By: on 4/27/10 at 7:22

all this get you to one conclusion, the government has non qualified personal or at list many of them, to limit the judgement it is not fair any other business wish to have limitation, but i belive a person can be iresposable when they work for someone specialy a institution that powerful, way the institution private or not to suffer because of temporary or permanent inacapacity of an employed, i think the British has a good law concerning equality if you sue me and ask $1,000,000 you lose i get the $1,000,000 from you , i dont care get insurance before you get in court,

By: concernedtaxpayer on 4/27/10 at 8:07

It was good having you in class.

And for those of you that do not know cmarcus45, I would listen to him because he knows more about this stuff than anyone else. Unless you are a attorney that deals with cases in Nashville.

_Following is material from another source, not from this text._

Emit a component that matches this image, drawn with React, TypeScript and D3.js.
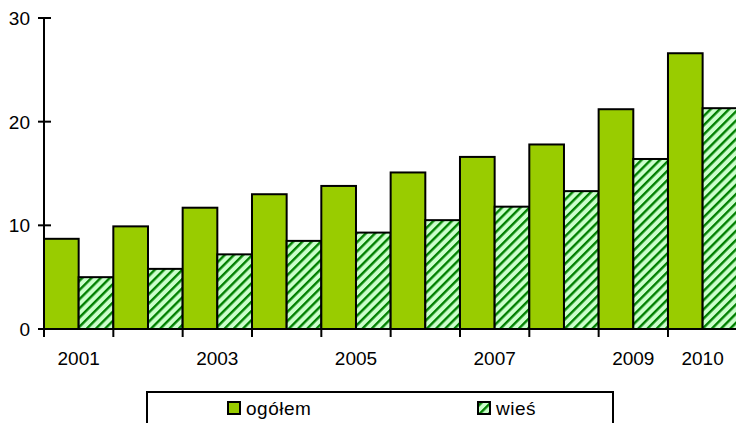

By: richgoose on 4/27/10 at 8:32

I can say this for cmarcus. He has a bias large enough not to read with a great deal of comprehension.. I wonder what that bias is?

By: total_kos on 4/28/10 at 9:53

richgoose - Why accuse cmarcus of bias when all he is doing is providing you with the common sense explanation? artsmart - what in the world does the good ol' boy system have to do with someone settling a claim for wrongful injury. That would be like you running into my car and your insurance paying damages . . . would you claim MY good ol' boy system caused you to pay?

By: artsmart on 4/28/10 at 5:58

total: My point about the good ol boy system was that everyone has turned a blind eye to people not doing their jobs. It has caused those employees to get more and more arrogant and irresponsible to point that the problems are now more serious.
Because of that the lawsuits are now getting to be very significant. If people would have been held accountable in the beginning they would have straightened up or been gone. It has nothing to do with settling lawsuits. Although the statement by the City Attorney in our case telling us that the only way to tell if sexual assault caused damage was if suicide was attempted was rather remarkable considering we were talking about an 11 year old child. Those types of obnoxious statements are too common on the part of Metro employees are way to common in serious situations.

By: dargent7 on 4/29/10 at 7:34

Yeah, I think I need some part-time income.
I'll take my kid to the playground and have him fall off the monkey bars and sue for $100,000, settle for $20,000.
Take another kid to the Library, have her slip on a wet floor in the Ladies Room and sue for $250,000, and settle for $40,000.
I'll slip and fall in Court and settle for a couple extra grand, say $20,000.
Creatively, it's endless.
Only downsize is that it puts me in a whole new tax bracket.

By: on 4/29/10 at 11:02

Have the people guilty of these offenses been disciplined, fired, suspended, or punished in any way? They should be made to work and pay back the money they cost taxpayers with their barbaric behavior.